While the report admits land-use policies can generate important benefits, it claims that the cost of higher housing prices imposed by housing regulation typically outweighs those benefits.

“We have to remember, we can have all the demand — all the foreign buyers — you want but that’s only a problem driving up the price of housing if there is not a commensurate increase in supply. The key thing to remember is that what really drives up the long term price of housing is the ability for developers and other constructors to build the kind of housing that people demand,” he adds.

The report recommends spurring more construction by easing restrictions on building on farmland, simplifying zoning bylaws and reducing development charges.

The City of Vancouver says it’s has taken ‘significant action’

The City of Vancouver says it recognizes there are numerous contributing factors to the affordability crisis, like many othe cities that are stuck in a similar situation.

“Vancouver is highly desirable city to live in, attracting buyers who want to enjoy all the benefits of our beautiful city and it’s many amenities, and live close to where they work,” says the City in a statement to NEWS 1130.

“Additionally, Vancouver has been experiencing historic levels of development activity and economic growth, with development and building applications are at all-time highs – 7,675 applications were submitted in 2017.”

The City also cites a rising cost of land as a “critical barrier” in being able to develop affordable rental and social housing.

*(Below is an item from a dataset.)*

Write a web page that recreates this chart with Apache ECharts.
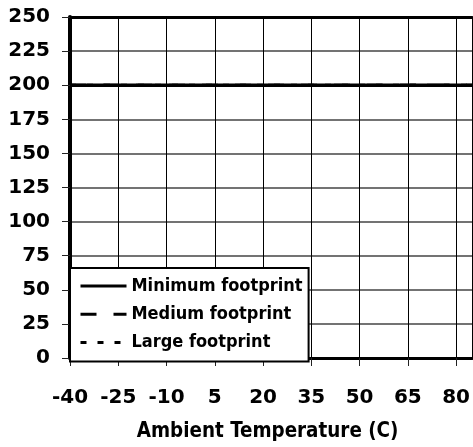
<!DOCTYPE html>
<html>
<head>
<meta charset="utf-8">
<script src="https://cdn.jsdelivr.net/npm/echarts@6/dist/echarts.min.js"></script>
<style>
html,body{margin:0;padding:0;background:#fff;}
#chart{width:473px;height:447px;}
</style>
</head>
<body>
<div id="chart"></div>
<script>
// Data
const temperatures = [-40, 85];
const minimumFootprint = [200, 200];
const mediumFootprint = [200, 200];
const largeFootprint = [200, 200];
const seriesNames = ['Minimum footprint', 'Medium footprint', 'Large footprint'];
const xAxisTitle = 'Ambient Temperature (C)';

const FONT_C = '"DejaVu Sans Condensed", "DejaVu Sans", sans-serif';
const FONT = '"DejaVu Sans", sans-serif';
const pairs = (ys) => temperatures.map((x, i) => [x, ys[i]]);

const chart = echarts.init(document.getElementById('chart'), null, {renderer: 'canvas'});
chart.setOption({
  animation: false,
  backgroundColor: '#fff',
  grid: {left: 70, top: 17, width: 404, height: 343.5, containLabel: false},
  xAxis: [{
    type: 'value', min: -40, max: 85, interval: 15, position: 'bottom',
    name: xAxisTitle, nameLocation: 'middle', nameGap: 64,
    nameTextStyle: {fontFamily: FONT_C, fontWeight: 'bold', fontSize: 20.4, color: '#000', padding: [0, 7, 0, 0]},
    axisLine: {show: true, onZero: false, lineStyle: {color: '#000', width: 3}},
    axisTick: {show: true, length: 8, lineStyle: {color: '#222', width: 1}},
    axisLabel: {margin: 30, showMaxLabel: false, fontFamily: FONT, fontWeight: 'bold', fontSize: 20, color: '#000'},
    splitLine: {show: true, lineStyle: {color: '#000', width: 1}}
  }, {
    type: 'value', min: -40, max: 85, interval: 15, position: 'top',
    axisLine: {show: true, onZero: false, lineStyle: {color: '#000', width: 3}},
    axisTick: {show: false}, axisLabel: {show: false}, splitLine: {show: false}
  }],
  yAxis: {
    type: 'value', min: 0, max: 250, interval: 25,
    axisLine: {show: true, onZero: false, lineStyle: {color: '#000', width: 4}},
    axisTick: {show: true, length: 8, lineStyle: {color: '#222', width: 1}},
    axisLabel: {margin: 20, fontFamily: FONT, fontWeight: 'bold', fontSize: 20, color: '#000'},
    splitLine: {show: true, lineStyle: {color: '#444', width: 1.5}}
  },
  legend: {
    data: seriesNames,
    orient: 'vertical', left: 70, top: 268,
    backgroundColor: '#fff', borderColor: '#000', borderWidth: 2,
    padding: [9, 6, 10, 9],
    itemWidth: 46, itemHeight: 20, itemGap: 10.3,
    itemStyle: {color: 'transparent', borderWidth: 0, opacity: 0},
    lineStyle: {width: 3},
    textStyle: {fontFamily: FONT_C, fontWeight: 'bold', fontSize: 18, color: '#000'}
  },
  series: [
    {name: seriesNames[2], type: 'line', symbol: 'none', data: pairs(largeFootprint),
     lineStyle: {color: '#000', width: 3, type: [6, 11]}, itemStyle: {color: '#000'}},
    {name: seriesNames[1], type: 'line', symbol: 'none', data: pairs(mediumFootprint),
     lineStyle: {color: '#000', width: 3, type: [16, 17]}, itemStyle: {color: '#000'}},
    {name: seriesNames[0], type: 'line', symbol: 'none', data: pairs(minimumFootprint),
     lineStyle: {color: '#000', width: 3.5, type: 'solid'}, itemStyle: {color: '#000'}}
  ]
});
</script>
</body>
</html>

“The City has taken significant action to address both housing demand and supply, stabilize land values, and address speculation. The goal is to ensure existing homes are primarily for people who live and work in Vancouver, and to drastically expand the supply of housing across the spectrum of affordability. This includes a comprehensive review of City regulations with a focus on simplifying unnecessary complexity; accelerating development review processes; simplifying CAC policy for rezoning projects to allow market rental applications to be processed faster; and implementing new taxation to promote empty or underutilized properties coming back into the long-term rental market.”